--- start of RECORD LIST ---

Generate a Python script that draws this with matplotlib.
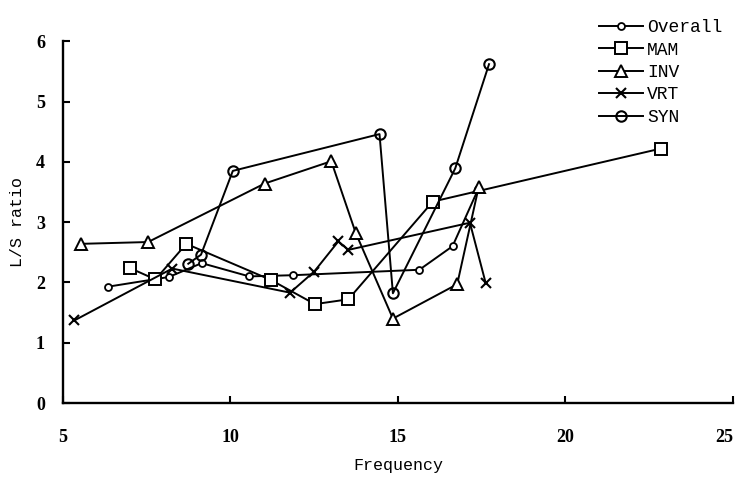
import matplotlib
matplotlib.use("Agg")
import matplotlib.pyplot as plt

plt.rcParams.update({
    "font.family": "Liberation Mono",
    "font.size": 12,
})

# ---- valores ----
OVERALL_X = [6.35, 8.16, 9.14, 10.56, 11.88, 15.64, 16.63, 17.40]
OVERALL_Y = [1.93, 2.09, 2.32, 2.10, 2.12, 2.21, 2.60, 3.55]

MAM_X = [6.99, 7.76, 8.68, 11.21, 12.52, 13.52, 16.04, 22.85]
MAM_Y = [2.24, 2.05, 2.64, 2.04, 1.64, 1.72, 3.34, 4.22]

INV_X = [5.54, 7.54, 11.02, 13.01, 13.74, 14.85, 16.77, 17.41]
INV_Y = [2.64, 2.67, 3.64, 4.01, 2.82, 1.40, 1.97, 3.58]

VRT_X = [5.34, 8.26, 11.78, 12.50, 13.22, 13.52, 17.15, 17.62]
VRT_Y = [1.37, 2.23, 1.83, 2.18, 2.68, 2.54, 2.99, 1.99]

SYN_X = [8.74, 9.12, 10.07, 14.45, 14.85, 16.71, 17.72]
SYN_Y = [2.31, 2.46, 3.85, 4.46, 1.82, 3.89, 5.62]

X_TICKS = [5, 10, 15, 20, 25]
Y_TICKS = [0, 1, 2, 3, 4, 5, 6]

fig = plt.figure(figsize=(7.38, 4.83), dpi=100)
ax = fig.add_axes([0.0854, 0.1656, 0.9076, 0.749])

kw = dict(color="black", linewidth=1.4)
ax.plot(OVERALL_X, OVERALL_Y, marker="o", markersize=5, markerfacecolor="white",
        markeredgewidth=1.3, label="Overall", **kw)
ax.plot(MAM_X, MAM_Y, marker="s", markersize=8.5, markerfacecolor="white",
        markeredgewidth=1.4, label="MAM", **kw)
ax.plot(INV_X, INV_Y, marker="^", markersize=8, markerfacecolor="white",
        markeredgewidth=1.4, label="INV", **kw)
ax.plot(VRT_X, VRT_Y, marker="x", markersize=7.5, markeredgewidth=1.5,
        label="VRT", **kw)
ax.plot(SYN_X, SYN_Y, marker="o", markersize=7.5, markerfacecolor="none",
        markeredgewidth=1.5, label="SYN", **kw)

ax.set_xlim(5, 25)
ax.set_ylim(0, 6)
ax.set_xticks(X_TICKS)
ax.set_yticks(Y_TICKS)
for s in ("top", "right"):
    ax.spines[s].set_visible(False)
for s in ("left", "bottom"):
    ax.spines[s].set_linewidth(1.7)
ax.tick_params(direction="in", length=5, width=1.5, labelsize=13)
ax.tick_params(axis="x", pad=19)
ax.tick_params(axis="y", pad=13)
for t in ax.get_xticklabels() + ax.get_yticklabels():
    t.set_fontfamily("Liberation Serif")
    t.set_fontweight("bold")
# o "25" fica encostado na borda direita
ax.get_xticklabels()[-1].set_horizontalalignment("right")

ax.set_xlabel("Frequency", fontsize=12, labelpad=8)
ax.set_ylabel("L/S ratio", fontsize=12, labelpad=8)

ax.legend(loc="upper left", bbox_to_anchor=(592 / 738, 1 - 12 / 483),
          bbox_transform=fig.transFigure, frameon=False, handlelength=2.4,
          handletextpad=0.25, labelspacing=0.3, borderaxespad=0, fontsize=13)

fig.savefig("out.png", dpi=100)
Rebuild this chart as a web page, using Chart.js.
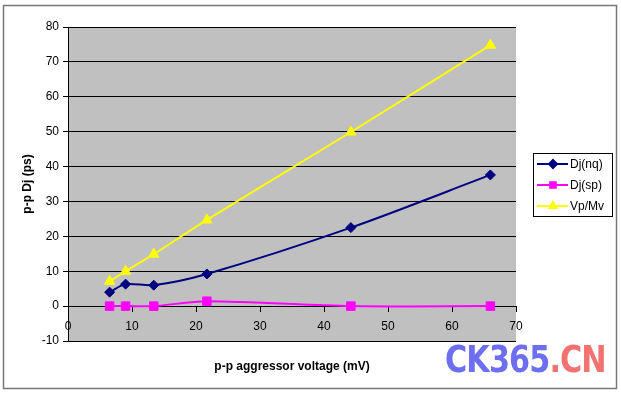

--- end of RECORD LIST ---

• JOB:
A faithful copy of the records above is needed, with the pictures left out.

• WRITTEN ANSWER:
Generate a Python script that draws this with matplotlib.
import matplotlib
matplotlib.use("Agg")
import matplotlib.pyplot as plt

plt.rcParams.update({
    "font.family": "Liberation Mono",
    "font.size": 12,
})

# ---- valores ----
OVERALL_X = [6.35, 8.16, 9.14, 10.56, 11.88, 15.64, 16.63, 17.40]
OVERALL_Y = [1.93, 2.09, 2.32, 2.10, 2.12, 2.21, 2.60, 3.55]

MAM_X = [6.99, 7.76, 8.68, 11.21, 12.52, 13.52, 16.04, 22.85]
MAM_Y = [2.24, 2.05, 2.64, 2.04, 1.64, 1.72, 3.34, 4.22]

INV_X = [5.54, 7.54, 11.02, 13.01, 13.74, 14.85, 16.77, 17.41]
INV_Y = [2.64, 2.67, 3.64, 4.01, 2.82, 1.40, 1.97, 3.58]

VRT_X = [5.34, 8.26, 11.78, 12.50, 13.22, 13.52, 17.15, 17.62]
VRT_Y = [1.37, 2.23, 1.83, 2.18, 2.68, 2.54, 2.99, 1.99]

SYN_X = [8.74, 9.12, 10.07, 14.45, 14.85, 16.71, 17.72]
SYN_Y = [2.31, 2.46, 3.85, 4.46, 1.82, 3.89, 5.62]

X_TICKS = [5, 10, 15, 20, 25]
Y_TICKS = [0, 1, 2, 3, 4, 5, 6]

fig = plt.figure(figsize=(7.38, 4.83), dpi=100)
ax = fig.add_axes([0.0854, 0.1656, 0.9076, 0.749])

kw = dict(color="black", linewidth=1.4)
ax.plot(OVERALL_X, OVERALL_Y, marker="o", markersize=5, markerfacecolor="white",
        markeredgewidth=1.3, label="Overall", **kw)
ax.plot(MAM_X, MAM_Y, marker="s", markersize=8.5, markerfacecolor="white",
        markeredgewidth=1.4, label="MAM", **kw)
ax.plot(INV_X, INV_Y, marker="^", markersize=8, markerfacecolor="white",
        markeredgewidth=1.4, label="INV", **kw)
ax.plot(VRT_X, VRT_Y, marker="x", markersize=7.5, markeredgewidth=1.5,
        label="VRT", **kw)
ax.plot(SYN_X, SYN_Y, marker="o", markersize=7.5, markerfacecolor="none",
        markeredgewidth=1.5, label="SYN", **kw)

ax.set_xlim(5, 25)
ax.set_ylim(0, 6)
ax.set_xticks(X_TICKS)
ax.set_yticks(Y_TICKS)
for s in ("top", "right"):
    ax.spines[s].set_visible(False)
for s in ("left", "bottom"):
    ax.spines[s].set_linewidth(1.7)
ax.tick_params(direction="in", length=5, width=1.5, labelsize=13)
ax.tick_params(axis="x", pad=19)
ax.tick_params(axis="y", pad=13)
for t in ax.get_xticklabels() + ax.get_yticklabels():
    t.set_fontfamily("Liberation Serif")
    t.set_fontweight("bold")
# o "25" fica encostado na borda direita
ax.get_xticklabels()[-1].set_horizontalalignment("right")

ax.set_xlabel("Frequency", fontsize=12, labelpad=8)
ax.set_ylabel("L/S ratio", fontsize=12, labelpad=8)

ax.legend(loc="upper left", bbox_to_anchor=(592 / 738, 1 - 12 / 483),
          bbox_transform=fig.transFigure, frameon=False, handlelength=2.4,
          handletextpad=0.25, labelspacing=0.3, borderaxespad=0, fontsize=13)

fig.savefig("out.png", dpi=100)
Rebuild this chart as a web page, using Chart.js.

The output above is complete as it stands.